Despite the shouty, superlative narrative, Caitlin Moran’s ‘part memoir, part rant’ about womanhood is a very engaging and at times laugh-out-loud read. Moran’s main objective is to drive home the fact that as women, we are brilliant, a fact we shouldn’t feel the need to be apologetic for and that we should stop buying into things that serve to undermine our womanhood. For the most part I agreed with her arguments such as the pointlessness of Brazilian waxes: If part of the defining physical moment of arriving into womanhood is the appearance of pubic hair, then why should we be so determined to remove every appearance of it from our bodies, in the belief that we would be more desirable without it? The answer, Moran believes is pornography, which has apparently convinced many a man (and woman) that beauty is completely hairless (if you are a woman), simply because some have never seen a grown woman with full pubic hair and when they do are shocked and troubled by it. In a disturbing John Ruskin like way, a grown woman’s body (with the exception of her boobs) is seen as really wrong.
According to Moran the porn industry is responsible for a lot of unrealistic expectations and representation of women and their sexuality, i.e. it is always presented from the perspective of men and male sexual pleasure. Women are not shown to be enjoying sex at all – they are present to give pleasure rather than to receive. Moran’s solution is to not to ban porn but to present sex in porn as it is in real life where two people enjoy each other and are each in control of their own sexuality. Her main reason for this argument is that seeing as most teenagers get their sex education from pornagraphic material, it should be material that is wholly representative of the actual sex they would have in real life. While I see the validity in her argument, I don’t see it happening because I think the powers that be in the porn industry rather enjoy the subjugation and control of women and the exploitation of female sexuality. Furthermore the responsibility for educating youngsters about sex shouldn’t lie with the porn industry, that’s like asking someone with six children in care for neglect to babysit your kids. It should lie with the adults in said teen’s life be their parents, guardians, older brothers and sisters etc. Porn shouldn’t be the only avenue, in fact I don’t think it should be an option as it is.

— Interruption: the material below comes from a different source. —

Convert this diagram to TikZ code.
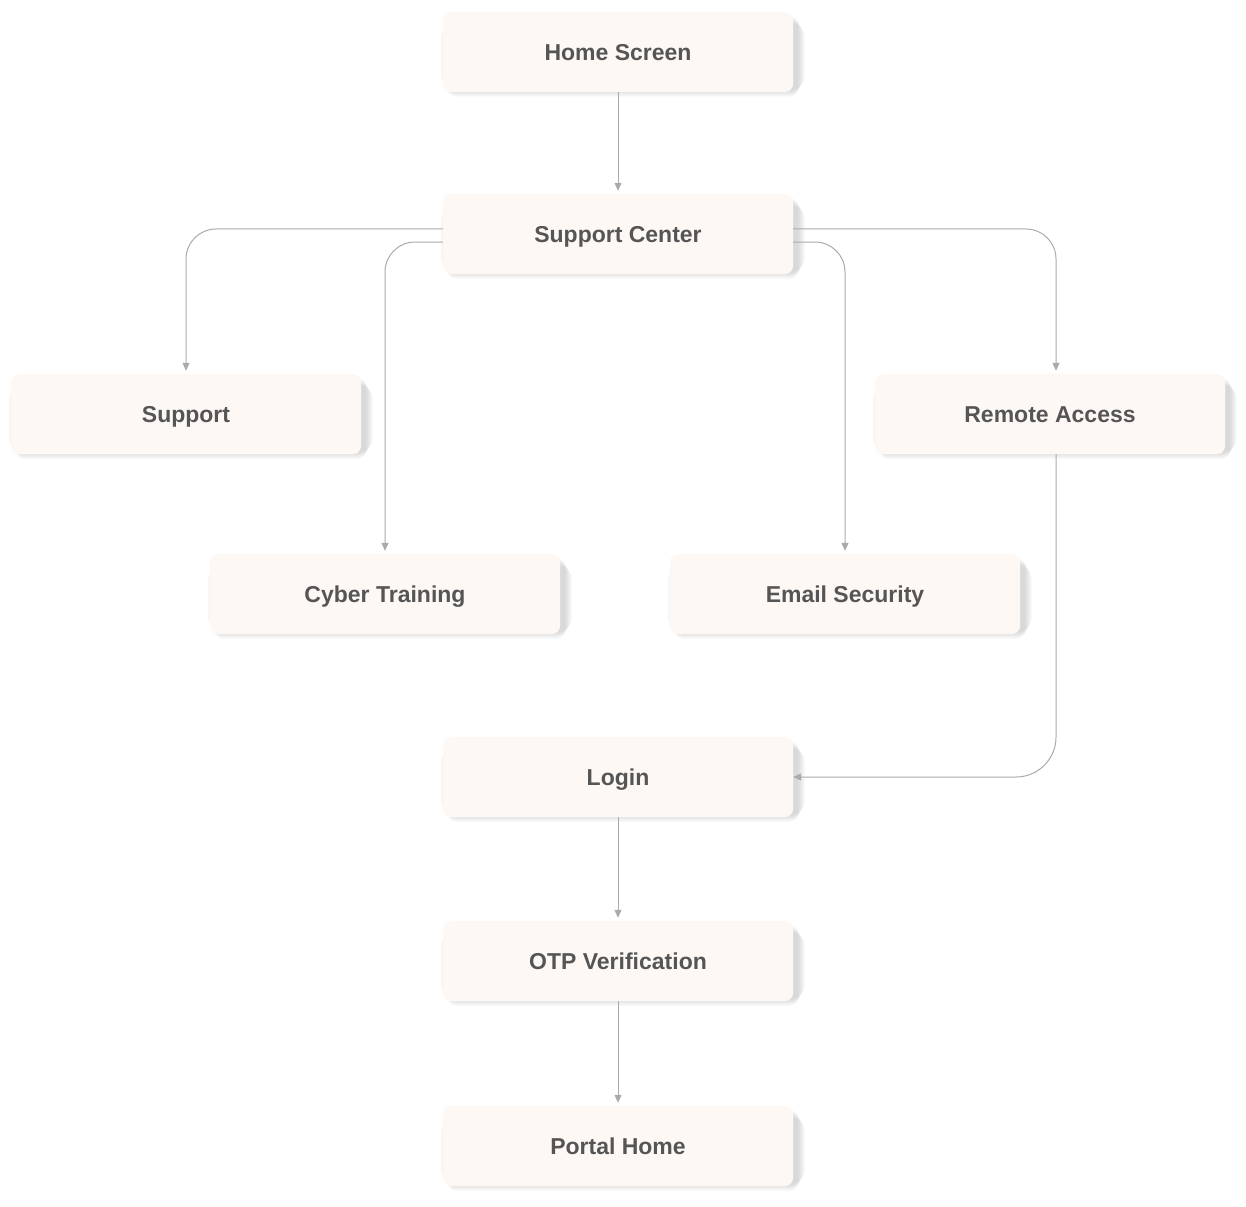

Through her own experiences growing up, Moran takes you through destructive relationships, sexism in the workplace, media representations of women, the tyranny of wearing high heels and of course motherhood. Much of what she discusses I don’t disagree with and where I do disagree it’s merely on a point of personal choice rather than politics. But I found that where I was really at odds with Moran’s discourse was where she argues that women should reclaim the term ‘strident feminist’ in the same way the Black community has reclaimed the word ‘nigger’. WHAT?? Since when? Who said that we did? With all her intelligence, wit and charm, and insightful arguments, Caitlin Moran has fallen for the deception that all Black people happily call each nigger as a term of affection, while willfully ignoring the origins of the term, and why it’s presence in language is still a contentious issue, and not helped by people claiming that it has been it has been reclaimed!
This where I usually part ways with mainstream feminist discourse because, often as it is written by white women, it fails to take into account women of colour who are fighting against discrimination on several levels and for some (me) caught between two different cultural constructs which can define femininity and womanhood in different ways. This kind of feminism assumes that we are all the same and because we are women we should all agree one another on everything and that can be rather prescriptive as well as exclusive. I don’t expect Caitlin Moran to write a discourse on feminism from a Black woman’s perspective because she isn’t a Black woman, but I do expect her to be more careful with her words and to take into account or even acknowledge that some women’s experiences and definition of feminism will and do differ.
However despite my contention on this and other matters, what I personally took from this book was that being a woman, being a feminist is about being comfortable in the skin that you are in, the clothes you wear, whether it is Jimmy Choos or Doc Martens, being assured in what you believe in and being open to challenge, and most importantly knowing that you can achieve whatever it is you set your mind to to do. Amen to that.